I think you need to add maven snapshot repo.

On 29 Nov 2016 1:27 p.m., "Niek Bartholomeus" notifications@github.com wrote:

Thanks, I tried with

lazy val eels = RootProject(uri("https://github.com/sksamuel/eel-sdk.git")) lazy val root = (project in file(".")) .enablePlugins(PlayScala) .dependsOn(eels)

but although sbt update did its job correctly the compiler can't seem to find the library. Could it be that your sbt config needs some special handling here?

— You are receiving this because you modified the open/close state. Reply to this email directly, view it on GitHub https://github.com/sksamuel/eel-sdk/issues/177#issuecomment-263569621, or mute the thread https://github.com/notifications/unsubscribe-auth/AAtZGrnCjGfQk4KaOpK6vgWMh7WopCa6ks5rDChTgaJpZM4KnZ4a .

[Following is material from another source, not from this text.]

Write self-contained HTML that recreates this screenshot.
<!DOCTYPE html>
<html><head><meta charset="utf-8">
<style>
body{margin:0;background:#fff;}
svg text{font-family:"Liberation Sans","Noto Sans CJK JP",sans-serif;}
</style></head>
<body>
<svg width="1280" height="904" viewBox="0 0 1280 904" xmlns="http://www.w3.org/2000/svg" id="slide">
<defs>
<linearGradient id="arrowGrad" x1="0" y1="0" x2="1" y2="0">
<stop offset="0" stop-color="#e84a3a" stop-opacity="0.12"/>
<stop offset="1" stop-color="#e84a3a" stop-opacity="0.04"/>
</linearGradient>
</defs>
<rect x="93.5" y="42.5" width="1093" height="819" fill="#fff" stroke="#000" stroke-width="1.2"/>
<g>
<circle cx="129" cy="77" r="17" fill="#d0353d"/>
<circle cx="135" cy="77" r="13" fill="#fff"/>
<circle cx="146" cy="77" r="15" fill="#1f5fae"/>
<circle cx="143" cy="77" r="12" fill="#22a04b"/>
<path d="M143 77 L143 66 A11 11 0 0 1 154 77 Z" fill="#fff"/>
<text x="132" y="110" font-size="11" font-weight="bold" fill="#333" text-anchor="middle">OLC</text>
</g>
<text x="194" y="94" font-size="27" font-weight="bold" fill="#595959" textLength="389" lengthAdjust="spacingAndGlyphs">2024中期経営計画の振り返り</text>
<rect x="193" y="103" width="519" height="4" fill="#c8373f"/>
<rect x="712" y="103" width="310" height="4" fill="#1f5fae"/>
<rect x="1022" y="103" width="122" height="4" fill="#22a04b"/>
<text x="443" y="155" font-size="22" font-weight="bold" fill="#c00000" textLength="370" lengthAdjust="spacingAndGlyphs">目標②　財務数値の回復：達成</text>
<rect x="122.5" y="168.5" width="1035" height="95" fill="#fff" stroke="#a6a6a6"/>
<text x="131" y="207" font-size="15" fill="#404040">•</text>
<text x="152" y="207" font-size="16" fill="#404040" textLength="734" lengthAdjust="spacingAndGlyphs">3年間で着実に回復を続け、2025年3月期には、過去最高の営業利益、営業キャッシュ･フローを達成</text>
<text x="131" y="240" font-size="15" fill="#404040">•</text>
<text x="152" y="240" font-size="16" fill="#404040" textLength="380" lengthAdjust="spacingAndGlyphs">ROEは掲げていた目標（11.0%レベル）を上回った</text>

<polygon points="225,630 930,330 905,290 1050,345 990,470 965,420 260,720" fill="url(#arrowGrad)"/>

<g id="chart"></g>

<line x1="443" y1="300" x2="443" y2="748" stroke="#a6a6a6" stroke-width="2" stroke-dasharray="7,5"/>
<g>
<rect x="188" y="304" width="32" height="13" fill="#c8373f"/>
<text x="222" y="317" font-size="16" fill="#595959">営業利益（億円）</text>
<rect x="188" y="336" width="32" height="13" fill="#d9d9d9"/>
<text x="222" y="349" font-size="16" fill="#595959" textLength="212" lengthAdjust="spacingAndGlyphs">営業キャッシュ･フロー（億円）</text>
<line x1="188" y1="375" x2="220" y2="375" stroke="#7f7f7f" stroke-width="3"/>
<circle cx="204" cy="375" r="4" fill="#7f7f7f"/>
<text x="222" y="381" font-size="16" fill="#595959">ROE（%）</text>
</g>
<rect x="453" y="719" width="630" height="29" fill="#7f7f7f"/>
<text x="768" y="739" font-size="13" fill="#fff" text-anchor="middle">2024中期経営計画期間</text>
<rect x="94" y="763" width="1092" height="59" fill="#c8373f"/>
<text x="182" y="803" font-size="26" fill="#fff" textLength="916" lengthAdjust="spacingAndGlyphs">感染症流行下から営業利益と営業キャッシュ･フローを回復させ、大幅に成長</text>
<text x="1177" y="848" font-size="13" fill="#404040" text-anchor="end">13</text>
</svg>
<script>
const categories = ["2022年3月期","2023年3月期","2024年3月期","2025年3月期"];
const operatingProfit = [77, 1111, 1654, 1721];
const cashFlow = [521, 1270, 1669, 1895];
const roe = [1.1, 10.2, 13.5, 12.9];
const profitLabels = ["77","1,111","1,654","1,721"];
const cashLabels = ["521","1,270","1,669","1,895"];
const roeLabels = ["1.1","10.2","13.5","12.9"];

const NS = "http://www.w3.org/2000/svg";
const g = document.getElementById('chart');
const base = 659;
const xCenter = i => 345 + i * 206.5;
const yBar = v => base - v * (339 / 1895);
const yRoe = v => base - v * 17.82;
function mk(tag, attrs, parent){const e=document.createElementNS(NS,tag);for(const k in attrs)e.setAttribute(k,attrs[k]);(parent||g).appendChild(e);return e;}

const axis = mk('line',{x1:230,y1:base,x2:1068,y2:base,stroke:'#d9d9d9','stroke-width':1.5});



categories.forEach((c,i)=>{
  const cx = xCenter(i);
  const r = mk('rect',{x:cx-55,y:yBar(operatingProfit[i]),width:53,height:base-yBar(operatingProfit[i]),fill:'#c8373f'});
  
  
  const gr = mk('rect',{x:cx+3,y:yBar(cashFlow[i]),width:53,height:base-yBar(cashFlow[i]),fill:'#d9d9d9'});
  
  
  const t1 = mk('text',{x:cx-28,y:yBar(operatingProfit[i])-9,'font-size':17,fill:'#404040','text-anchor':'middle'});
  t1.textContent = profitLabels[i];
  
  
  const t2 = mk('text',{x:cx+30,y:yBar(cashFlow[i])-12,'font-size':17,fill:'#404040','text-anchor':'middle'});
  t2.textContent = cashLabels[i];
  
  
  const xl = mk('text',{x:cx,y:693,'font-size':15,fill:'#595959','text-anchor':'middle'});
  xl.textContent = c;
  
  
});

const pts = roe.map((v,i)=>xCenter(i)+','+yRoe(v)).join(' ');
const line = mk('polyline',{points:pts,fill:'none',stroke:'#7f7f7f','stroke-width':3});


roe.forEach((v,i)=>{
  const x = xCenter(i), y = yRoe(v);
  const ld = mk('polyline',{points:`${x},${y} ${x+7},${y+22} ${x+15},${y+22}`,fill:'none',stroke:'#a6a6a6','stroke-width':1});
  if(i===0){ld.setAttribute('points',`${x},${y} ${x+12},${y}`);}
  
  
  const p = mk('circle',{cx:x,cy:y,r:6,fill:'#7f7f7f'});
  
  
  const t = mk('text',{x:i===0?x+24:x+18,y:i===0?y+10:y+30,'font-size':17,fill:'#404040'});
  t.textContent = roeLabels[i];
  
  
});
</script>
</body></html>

tolomaus commented 7 years ago

Cool I got the snapshot loaded now.

I tried following code but it failed with a cast exception:

    val vector = row.values(1).asInstanceOf[Array[Double]]
    val vector = row.values(1).asInstanceOf[util.ArrayList[Double]].asScala.toArray

Here is the existing code that still works:

    val vector = row.values(1).asInstanceOf[util.ArrayList[Double]].toArray.map(_.asInstanceOf[Record].get(0).asInstanceOf[Double])

I had a look at the commits but couldn't derive how to get arrays supported. Any idea?

sksamuel commented 7 years ago

It should be converting them back into a normal array.

val vector = row.values(1).asInstanceOf[Array[Double]]

sksamuel commented 7 years ago

I wrote this to test the files that you reported as slow. There's still optimisation work I need to do, but this shows how arrays are used.

https://github.com/sksamuel/eel-sdk/blob/master/eel-components/src/test/scala/io/eels/component/parquet/ParquetReadTest.scala

tolomaus commented 7 years ago

Nice, I was able to pinpoint the issue: it looks like the toVector in your code doesn't actually unbox the double. Could you try with toArray instead? This should trigger the error.

tolomaus commented 7 years ago

Oops sorry I mixed up my wordings, forget my previous comment.

If you add the following line on line 69 of https://github.com/sksamuel/eel-sdk/blob/master/eel-components/src/test/scala/io/eels/component/parquet/ParquetReadTest.scala:

.map(row => row.values(1).asInstanceOf[Array[Double]])

then it should trigger the cast error.